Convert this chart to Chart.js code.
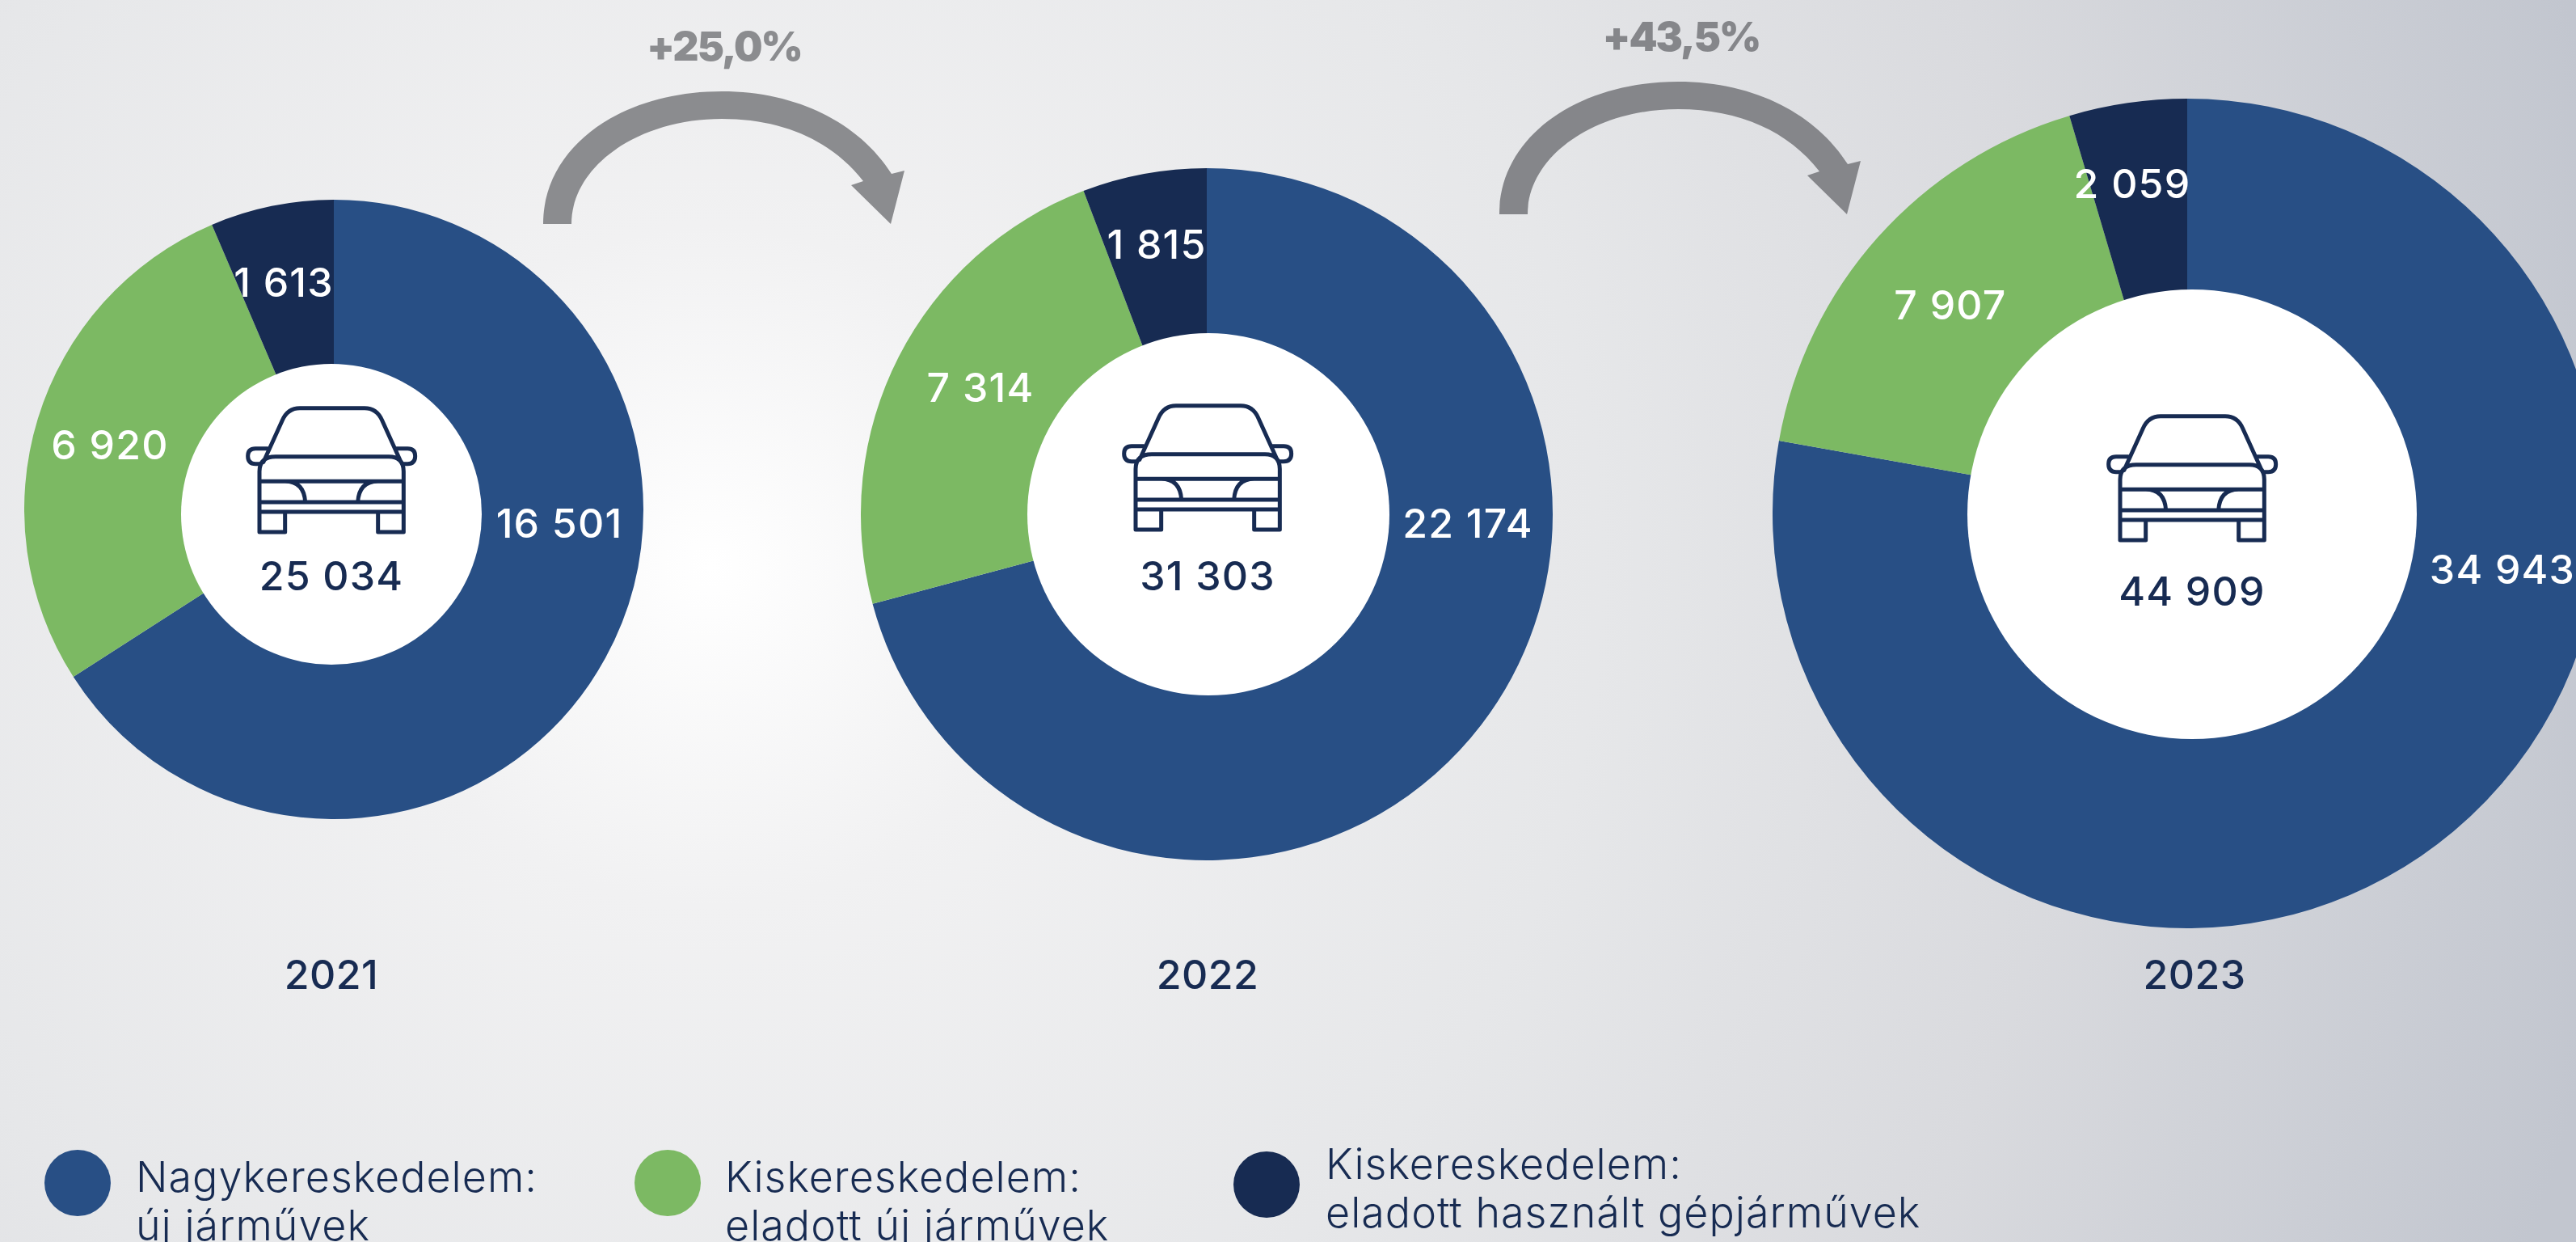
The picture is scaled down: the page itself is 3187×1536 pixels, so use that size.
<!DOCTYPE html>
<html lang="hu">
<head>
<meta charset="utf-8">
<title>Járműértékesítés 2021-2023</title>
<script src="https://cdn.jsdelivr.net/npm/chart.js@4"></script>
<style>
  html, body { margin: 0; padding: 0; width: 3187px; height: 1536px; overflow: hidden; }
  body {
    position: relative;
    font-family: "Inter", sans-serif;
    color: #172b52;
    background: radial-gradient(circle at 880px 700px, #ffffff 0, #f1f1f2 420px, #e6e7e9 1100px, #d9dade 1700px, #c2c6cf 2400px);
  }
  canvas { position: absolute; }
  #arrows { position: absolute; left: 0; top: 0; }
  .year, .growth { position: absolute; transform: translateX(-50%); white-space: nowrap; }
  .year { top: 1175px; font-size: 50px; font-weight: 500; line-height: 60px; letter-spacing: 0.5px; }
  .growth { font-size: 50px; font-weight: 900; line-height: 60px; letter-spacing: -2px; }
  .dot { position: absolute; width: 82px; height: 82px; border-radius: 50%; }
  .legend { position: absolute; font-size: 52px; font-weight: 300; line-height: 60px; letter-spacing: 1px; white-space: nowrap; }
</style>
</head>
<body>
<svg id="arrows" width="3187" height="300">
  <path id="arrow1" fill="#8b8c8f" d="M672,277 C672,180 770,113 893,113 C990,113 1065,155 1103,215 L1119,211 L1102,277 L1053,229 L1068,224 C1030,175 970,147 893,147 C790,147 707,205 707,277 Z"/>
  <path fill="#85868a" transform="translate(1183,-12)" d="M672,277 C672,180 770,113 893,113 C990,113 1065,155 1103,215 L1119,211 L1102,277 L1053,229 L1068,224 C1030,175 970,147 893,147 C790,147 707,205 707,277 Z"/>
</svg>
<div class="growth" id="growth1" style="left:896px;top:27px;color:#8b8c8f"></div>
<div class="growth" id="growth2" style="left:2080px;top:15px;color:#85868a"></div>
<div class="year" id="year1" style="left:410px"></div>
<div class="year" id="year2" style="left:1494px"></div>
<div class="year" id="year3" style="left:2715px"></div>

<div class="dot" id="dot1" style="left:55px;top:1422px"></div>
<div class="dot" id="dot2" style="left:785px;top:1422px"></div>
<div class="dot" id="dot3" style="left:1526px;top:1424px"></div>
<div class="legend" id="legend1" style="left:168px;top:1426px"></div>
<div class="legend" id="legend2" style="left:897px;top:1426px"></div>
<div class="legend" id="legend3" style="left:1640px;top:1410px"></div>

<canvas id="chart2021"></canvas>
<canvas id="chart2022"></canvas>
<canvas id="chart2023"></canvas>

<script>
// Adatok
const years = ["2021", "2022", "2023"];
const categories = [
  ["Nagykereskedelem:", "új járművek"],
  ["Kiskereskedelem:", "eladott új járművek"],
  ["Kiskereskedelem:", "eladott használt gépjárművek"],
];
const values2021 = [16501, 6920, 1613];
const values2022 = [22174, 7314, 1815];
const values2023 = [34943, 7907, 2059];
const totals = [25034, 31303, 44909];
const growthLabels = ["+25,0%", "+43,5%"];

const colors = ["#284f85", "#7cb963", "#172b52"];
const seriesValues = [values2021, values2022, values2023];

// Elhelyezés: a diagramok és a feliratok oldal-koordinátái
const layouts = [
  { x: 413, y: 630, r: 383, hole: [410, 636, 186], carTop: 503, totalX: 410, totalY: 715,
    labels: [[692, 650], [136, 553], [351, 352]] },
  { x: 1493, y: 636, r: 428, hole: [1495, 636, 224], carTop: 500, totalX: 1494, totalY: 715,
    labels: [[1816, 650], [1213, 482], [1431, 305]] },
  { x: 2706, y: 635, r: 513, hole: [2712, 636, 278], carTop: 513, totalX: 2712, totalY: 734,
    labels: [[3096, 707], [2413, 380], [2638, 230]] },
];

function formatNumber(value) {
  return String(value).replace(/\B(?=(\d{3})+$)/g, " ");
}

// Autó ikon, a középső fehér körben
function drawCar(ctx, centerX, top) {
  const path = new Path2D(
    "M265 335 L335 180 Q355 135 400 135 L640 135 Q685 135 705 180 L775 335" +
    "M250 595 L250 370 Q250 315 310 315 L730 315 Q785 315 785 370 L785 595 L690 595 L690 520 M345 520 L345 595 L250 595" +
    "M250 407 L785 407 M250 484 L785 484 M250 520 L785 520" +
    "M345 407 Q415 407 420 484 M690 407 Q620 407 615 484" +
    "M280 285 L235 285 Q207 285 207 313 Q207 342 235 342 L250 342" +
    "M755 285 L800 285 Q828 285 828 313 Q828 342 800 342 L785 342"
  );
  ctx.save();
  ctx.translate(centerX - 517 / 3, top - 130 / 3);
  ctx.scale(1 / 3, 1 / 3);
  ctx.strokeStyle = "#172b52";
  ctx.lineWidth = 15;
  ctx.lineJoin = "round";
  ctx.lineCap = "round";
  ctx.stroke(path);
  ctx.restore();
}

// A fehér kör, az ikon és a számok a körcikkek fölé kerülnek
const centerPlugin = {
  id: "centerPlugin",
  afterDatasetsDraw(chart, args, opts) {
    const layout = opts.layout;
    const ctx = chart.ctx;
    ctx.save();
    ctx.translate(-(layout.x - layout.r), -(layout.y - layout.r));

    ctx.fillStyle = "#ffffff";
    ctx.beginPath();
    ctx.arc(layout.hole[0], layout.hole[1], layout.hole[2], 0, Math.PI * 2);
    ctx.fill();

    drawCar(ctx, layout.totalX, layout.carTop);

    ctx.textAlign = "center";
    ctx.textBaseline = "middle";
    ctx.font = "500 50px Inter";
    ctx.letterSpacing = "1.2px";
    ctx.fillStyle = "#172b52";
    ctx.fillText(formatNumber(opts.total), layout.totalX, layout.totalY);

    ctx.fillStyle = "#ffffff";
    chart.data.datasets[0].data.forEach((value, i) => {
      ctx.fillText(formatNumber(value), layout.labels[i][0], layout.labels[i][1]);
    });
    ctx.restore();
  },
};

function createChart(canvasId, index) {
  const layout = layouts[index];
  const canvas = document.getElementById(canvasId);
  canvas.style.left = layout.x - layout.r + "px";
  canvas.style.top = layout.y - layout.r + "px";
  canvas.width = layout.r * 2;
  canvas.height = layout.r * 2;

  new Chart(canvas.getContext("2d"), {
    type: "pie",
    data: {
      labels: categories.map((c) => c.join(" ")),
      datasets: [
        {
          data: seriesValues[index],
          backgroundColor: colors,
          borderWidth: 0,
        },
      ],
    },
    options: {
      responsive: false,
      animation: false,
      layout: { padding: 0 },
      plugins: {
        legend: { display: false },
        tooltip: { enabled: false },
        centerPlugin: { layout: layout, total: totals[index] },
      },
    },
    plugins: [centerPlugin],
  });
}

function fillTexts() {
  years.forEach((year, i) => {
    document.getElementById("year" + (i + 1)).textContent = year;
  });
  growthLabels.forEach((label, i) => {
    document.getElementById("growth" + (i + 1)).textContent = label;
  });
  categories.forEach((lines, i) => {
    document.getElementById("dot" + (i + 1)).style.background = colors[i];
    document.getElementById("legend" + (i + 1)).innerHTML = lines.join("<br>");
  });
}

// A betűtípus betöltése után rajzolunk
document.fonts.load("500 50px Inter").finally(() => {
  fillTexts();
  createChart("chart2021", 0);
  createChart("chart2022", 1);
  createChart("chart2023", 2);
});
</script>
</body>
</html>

→ Task requirements
Word for word, quote the full listing, omitting every picture.

→ Solution to the problem
Convert this chart to Chart.js code.
The picture is scaled down: the page itself is 3187×1536 pixels, so use that size.
<!DOCTYPE html>
<html lang="hu">
<head>
<meta charset="utf-8">
<title>Járműértékesítés 2021-2023</title>
<script src="https://cdn.jsdelivr.net/npm/chart.js@4"></script>
<style>
  html, body { margin: 0; padding: 0; width: 3187px; height: 1536px; overflow: hidden; }
  body {
    position: relative;
    font-family: "Inter", sans-serif;
    color: #172b52;
    background: radial-gradient(circle at 880px 700px, #ffffff 0, #f1f1f2 420px, #e6e7e9 1100px, #d9dade 1700px, #c2c6cf 2400px);
  }
  canvas { position: absolute; }
  #arrows { position: absolute; left: 0; top: 0; }
  .year, .growth { position: absolute; transform: translateX(-50%); white-space: nowrap; }
  .year { top: 1175px; font-size: 50px; font-weight: 500; line-height: 60px; letter-spacing: 0.5px; }
  .growth { font-size: 50px; font-weight: 900; line-height: 60px; letter-spacing: -2px; }
  .dot { position: absolute; width: 82px; height: 82px; border-radius: 50%; }
  .legend { position: absolute; font-size: 52px; font-weight: 300; line-height: 60px; letter-spacing: 1px; white-space: nowrap; }
</style>
</head>
<body>
<svg id="arrows" width="3187" height="300">
  <path id="arrow1" fill="#8b8c8f" d="M672,277 C672,180 770,113 893,113 C990,113 1065,155 1103,215 L1119,211 L1102,277 L1053,229 L1068,224 C1030,175 970,147 893,147 C790,147 707,205 707,277 Z"/>
  <path fill="#85868a" transform="translate(1183,-12)" d="M672,277 C672,180 770,113 893,113 C990,113 1065,155 1103,215 L1119,211 L1102,277 L1053,229 L1068,224 C1030,175 970,147 893,147 C790,147 707,205 707,277 Z"/>
</svg>
<div class="growth" id="growth1" style="left:896px;top:27px;color:#8b8c8f"></div>
<div class="growth" id="growth2" style="left:2080px;top:15px;color:#85868a"></div>
<div class="year" id="year1" style="left:410px"></div>
<div class="year" id="year2" style="left:1494px"></div>
<div class="year" id="year3" style="left:2715px"></div>

<div class="dot" id="dot1" style="left:55px;top:1422px"></div>
<div class="dot" id="dot2" style="left:785px;top:1422px"></div>
<div class="dot" id="dot3" style="left:1526px;top:1424px"></div>
<div class="legend" id="legend1" style="left:168px;top:1426px"></div>
<div class="legend" id="legend2" style="left:897px;top:1426px"></div>
<div class="legend" id="legend3" style="left:1640px;top:1410px"></div>

<canvas id="chart2021"></canvas>
<canvas id="chart2022"></canvas>
<canvas id="chart2023"></canvas>

<script>
// Adatok
const years = ["2021", "2022", "2023"];
const categories = [
  ["Nagykereskedelem:", "új járművek"],
  ["Kiskereskedelem:", "eladott új járművek"],
  ["Kiskereskedelem:", "eladott használt gépjárművek"],
];
const values2021 = [16501, 6920, 1613];
const values2022 = [22174, 7314, 1815];
const values2023 = [34943, 7907, 2059];
const totals = [25034, 31303, 44909];
const growthLabels = ["+25,0%", "+43,5%"];

const colors = ["#284f85", "#7cb963", "#172b52"];
const seriesValues = [values2021, values2022, values2023];

// Elhelyezés: a diagramok és a feliratok oldal-koordinátái
const layouts = [
  { x: 413, y: 630, r: 383, hole: [410, 636, 186], carTop: 503, totalX: 410, totalY: 715,
    labels: [[692, 650], [136, 553], [351, 352]] },
  { x: 1493, y: 636, r: 428, hole: [1495, 636, 224], carTop: 500, totalX: 1494, totalY: 715,
    labels: [[1816, 650], [1213, 482], [1431, 305]] },
  { x: 2706, y: 635, r: 513, hole: [2712, 636, 278], carTop: 513, totalX: 2712, totalY: 734,
    labels: [[3096, 707], [2413, 380], [2638, 230]] },
];

function formatNumber(value) {
  return String(value).replace(/\B(?=(\d{3})+$)/g, " ");
}

// Autó ikon, a középső fehér körben
function drawCar(ctx, centerX, top) {
  const path = new Path2D(
    "M265 335 L335 180 Q355 135 400 135 L640 135 Q685 135 705 180 L775 335" +
    "M250 595 L250 370 Q250 315 310 315 L730 315 Q785 315 785 370 L785 595 L690 595 L690 520 M345 520 L345 595 L250 595" +
    "M250 407 L785 407 M250 484 L785 484 M250 520 L785 520" +
    "M345 407 Q415 407 420 484 M690 407 Q620 407 615 484" +
    "M280 285 L235 285 Q207 285 207 313 Q207 342 235 342 L250 342" +
    "M755 285 L800 285 Q828 285 828 313 Q828 342 800 342 L785 342"
  );
  ctx.save();
  ctx.translate(centerX - 517 / 3, top - 130 / 3);
  ctx.scale(1 / 3, 1 / 3);
  ctx.strokeStyle = "#172b52";
  ctx.lineWidth = 15;
  ctx.lineJoin = "round";
  ctx.lineCap = "round";
  ctx.stroke(path);
  ctx.restore();
}

// A fehér kör, az ikon és a számok a körcikkek fölé kerülnek
const centerPlugin = {
  id: "centerPlugin",
  afterDatasetsDraw(chart, args, opts) {
    const layout = opts.layout;
    const ctx = chart.ctx;
    ctx.save();
    ctx.translate(-(layout.x - layout.r), -(layout.y - layout.r));

    ctx.fillStyle = "#ffffff";
    ctx.beginPath();
    ctx.arc(layout.hole[0], layout.hole[1], layout.hole[2], 0, Math.PI * 2);
    ctx.fill();

    drawCar(ctx, layout.totalX, layout.carTop);

    ctx.textAlign = "center";
    ctx.textBaseline = "middle";
    ctx.font = "500 50px Inter";
    ctx.letterSpacing = "1.2px";
    ctx.fillStyle = "#172b52";
    ctx.fillText(formatNumber(opts.total), layout.totalX, layout.totalY);

    ctx.fillStyle = "#ffffff";
    chart.data.datasets[0].data.forEach((value, i) => {
      ctx.fillText(formatNumber(value), layout.labels[i][0], layout.labels[i][1]);
    });
    ctx.restore();
  },
};

function createChart(canvasId, index) {
  const layout = layouts[index];
  const canvas = document.getElementById(canvasId);
  canvas.style.left = layout.x - layout.r + "px";
  canvas.style.top = layout.y - layout.r + "px";
  canvas.width = layout.r * 2;
  canvas.height = layout.r * 2;

  new Chart(canvas.getContext("2d"), {
    type: "pie",
    data: {
      labels: categories.map((c) => c.join(" ")),
      datasets: [
        {
          data: seriesValues[index],
          backgroundColor: colors,
          borderWidth: 0,
        },
      ],
    },
    options: {
      responsive: false,
      animation: false,
      layout: { padding: 0 },
      plugins: {
        legend: { display: false },
        tooltip: { enabled: false },
        centerPlugin: { layout: layout, total: totals[index] },
      },
    },
    plugins: [centerPlugin],
  });
}

function fillTexts() {
  years.forEach((year, i) => {
    document.getElementById("year" + (i + 1)).textContent = year;
  });
  growthLabels.forEach((label, i) => {
    document.getElementById("growth" + (i + 1)).textContent = label;
  });
  categories.forEach((lines, i) => {
    document.getElementById("dot" + (i + 1)).style.background = colors[i];
    document.getElementById("legend" + (i + 1)).innerHTML = lines.join("<br>");
  });
}

// A betűtípus betöltése után rajzolunk
document.fonts.load("500 50px Inter").finally(() => {
  fillTexts();
  createChart("chart2021", 0);
  createChart("chart2022", 1);
  createChart("chart2023", 2);
});
</script>
</body>
</html>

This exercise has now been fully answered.